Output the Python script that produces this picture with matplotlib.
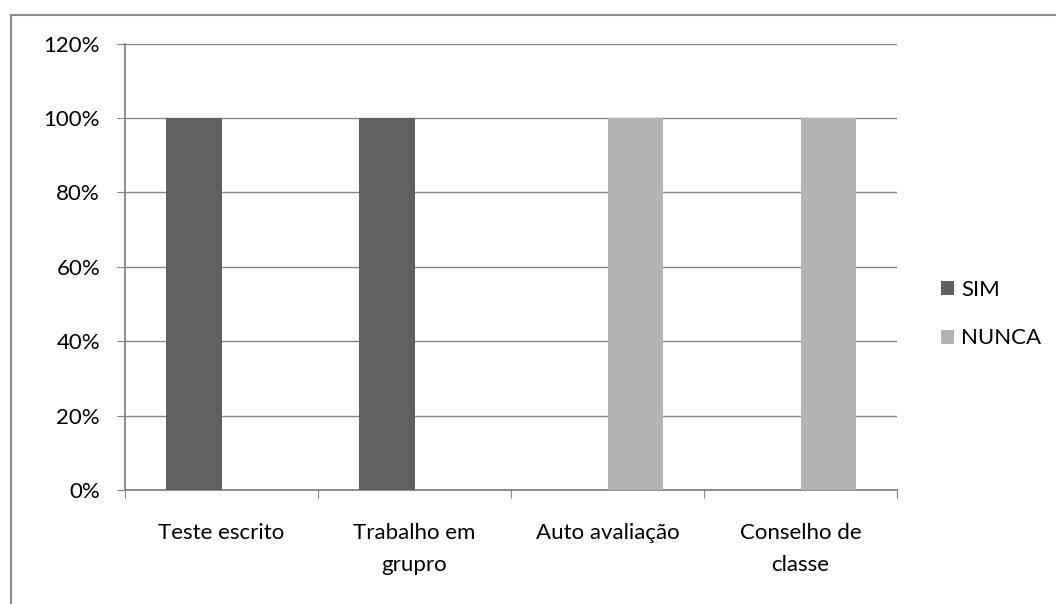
import numpy as np
import matplotlib.pyplot as plt
from matplotlib.lines import Line2D

# categories and the share of answers per series
categories = ["Teste escrito", "Trabalho em\ngrupro", "Auto avaliação", "Conselho de\nclasse"]
sim = [1.0, 1.0, 0.0, 0.0]
nunca = [0.0, 0.0, 1.0, 1.0]
y_ticks = [0, 0.2, 0.4, 0.6, 0.8, 1.0, 1.2]

plt.rcParams['font.family'] = ['Lato', 'DejaVu Sans']
fs = 16

fig = plt.figure(figsize=(10.56, 6.04), dpi=100)
W, H = 1056, 604
ax = fig.add_axes([125 / W, 1 - 490 / H, (897 - 125) / W, (490 - 43.6) / H])

x = np.arange(len(categories))
w = 1 / 3.5
ax.bar(x - w / 2, sim, w, color='#606060', label='SIM', zorder=3)
ax.bar(x + w / 2, nunca, w, color='#b3b3b3', label='NUNCA', zorder=3)

ax.set_xlim(-0.5, len(categories) - 0.5)
ax.set_ylim(0, 1.2)
ax.set_yticks(y_ticks)
ax.set_yticklabels([f"{int(round(v * 100))}%" for v in y_ticks], fontsize=fs)
ax.yaxis.grid(True, color='#868686', linewidth=1, zorder=0)

# category ticks sit on the boundaries between groups
ax.set_xticks(np.arange(-0.5, len(categories), 1))
ax.set_xticklabels([])
ax.set_xticks(x, minor=True)
ax.set_xticklabels(categories, minor=True, fontsize=fs, linespacing=1.75)
ax.tick_params(axis='x', which='minor', length=0, pad=24)
ax.tick_params(axis='x', which='major', length=6, direction='out', color='#868686')
ax.tick_params(axis='y', length=6, direction='out', color='#868686', pad=12)

for side in ['top', 'right']:
    ax.spines[side].set_visible(False)
for side in ['left', 'bottom']:
    ax.spines[side].set_color('#868686')
    ax.spines[side].set_linewidth(1.3)

ax.legend(loc='center left', bbox_to_anchor=(921 / W, 1 - 314 / H),
          bbox_transform=fig.transFigure, frameon=False, fontsize=fs,
          handlelength=0.6, handleheight=0.6, handletextpad=0.3, labelspacing=1.3)

# chart border, cut off on the right and bottom
fig.add_artist(Line2D([11 / W, 1], [1 - 15 / H, 1 - 15 / H], color='#8c8c8c', linewidth=1.5))
fig.add_artist(Line2D([11 / W, 11 / W], [0, 1 - 15 / H], color='#8c8c8c', linewidth=1.5))

fig.savefig('out.png', dpi=100)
====================
* _What is expected_
Omit each picture, then return all of the listing exactly as it stands.

* _Exercise result_
Output the Python script that produces this picture with matplotlib.
import numpy as np
import matplotlib.pyplot as plt
from matplotlib.lines import Line2D

# categories and the share of answers per series
categories = ["Teste escrito", "Trabalho em\ngrupro", "Auto avaliação", "Conselho de\nclasse"]
sim = [1.0, 1.0, 0.0, 0.0]
nunca = [0.0, 0.0, 1.0, 1.0]
y_ticks = [0, 0.2, 0.4, 0.6, 0.8, 1.0, 1.2]

plt.rcParams['font.family'] = ['Lato', 'DejaVu Sans']
fs = 16

fig = plt.figure(figsize=(10.56, 6.04), dpi=100)
W, H = 1056, 604
ax = fig.add_axes([125 / W, 1 - 490 / H, (897 - 125) / W, (490 - 43.6) / H])

x = np.arange(len(categories))
w = 1 / 3.5
ax.bar(x - w / 2, sim, w, color='#606060', label='SIM', zorder=3)
ax.bar(x + w / 2, nunca, w, color='#b3b3b3', label='NUNCA', zorder=3)

ax.set_xlim(-0.5, len(categories) - 0.5)
ax.set_ylim(0, 1.2)
ax.set_yticks(y_ticks)
ax.set_yticklabels([f"{int(round(v * 100))}%" for v in y_ticks], fontsize=fs)
ax.yaxis.grid(True, color='#868686', linewidth=1, zorder=0)

# category ticks sit on the boundaries between groups
ax.set_xticks(np.arange(-0.5, len(categories), 1))
ax.set_xticklabels([])
ax.set_xticks(x, minor=True)
ax.set_xticklabels(categories, minor=True, fontsize=fs, linespacing=1.75)
ax.tick_params(axis='x', which='minor', length=0, pad=24)
ax.tick_params(axis='x', which='major', length=6, direction='out', color='#868686')
ax.tick_params(axis='y', length=6, direction='out', color='#868686', pad=12)

for side in ['top', 'right']:
    ax.spines[side].set_visible(False)
for side in ['left', 'bottom']:
    ax.spines[side].set_color('#868686')
    ax.spines[side].set_linewidth(1.3)

ax.legend(loc='center left', bbox_to_anchor=(921 / W, 1 - 314 / H),
          bbox_transform=fig.transFigure, frameon=False, fontsize=fs,
          handlelength=0.6, handleheight=0.6, handletextpad=0.3, labelspacing=1.3)

# chart border, cut off on the right and bottom
fig.add_artist(Line2D([11 / W, 1], [1 - 15 / H, 1 - 15 / H], color='#8c8c8c', linewidth=1.5))
fig.add_artist(Line2D([11 / W, 11 / W], [0, 1 - 15 / H], color='#8c8c8c', linewidth=1.5))

fig.savefig('out.png', dpi=100)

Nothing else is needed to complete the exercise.